An institutional Kodak investor is calling on the photo firm to invest more in a turnaround or sell itself, reports Matt Daneman at the Democrat and Chronicle:

Investment Partners oversees more than 205,000 Kodak shares and $1 million worth of Kodak bonds. The firm has a history of activism with the companies in which it invests, having in the past year also contacted hearing aid company Otix Global Inc. and power company Constellation Energy Partners with recommendations for improvement. [Investment Partners co-principal Gregg] Abella pointedly questioned Kodak CEO Antonio M. Perez last month at the company's annual investor conference in New York City about the idea of a sale of the company. Perez deflected the question. On Wednesday, Kodak spokesman David Lanzillo said the company continues "to execute the strategy that we presented to investors on Feb. 3, and we remain committed to completing our transformation into a sustainable, profitable company."

Meanwhile Molly Cappotelli reports at the Rochester Business Journal that Kodak has scheduled its annual meeting for May 11 in San Diego.  Investment Partners should get their proxy vote form by March 31 - but I'm guessing they're going to show up in person.

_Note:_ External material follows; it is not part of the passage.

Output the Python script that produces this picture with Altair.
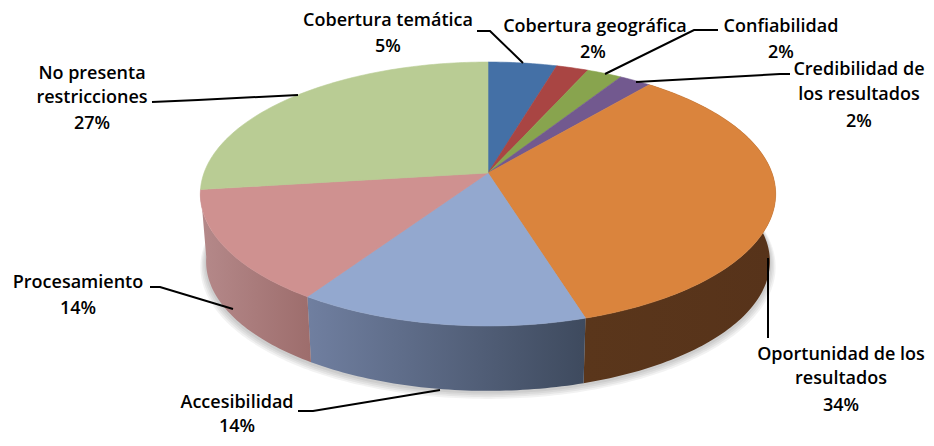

Western New York's manufacturing index dropped in February, as it grew elsewhere in the nation. David Robinson at the Buffalo News reports:

“As the local and national indexes continue to diverge, the question becomes: Which one is lagging the other?” said Arthur D. Aramino, the chairman of the National Association of Purchasing Management—Buffalo’s business survey committee. Mikhail Melnik, a Niagara University economist, said he views last month’s steep decline in the local index as a sign that factory activity here is stabilizing, after showing signs of modest growth since November 2009. “Our regional index does not yet indicate a contraction in manufacturing activity, but rather a leveling off, with near zero growth,” said Melnik, who predicts that local growth rates will be about 1 percent lower during the first half of this year than they were during the second half of last year.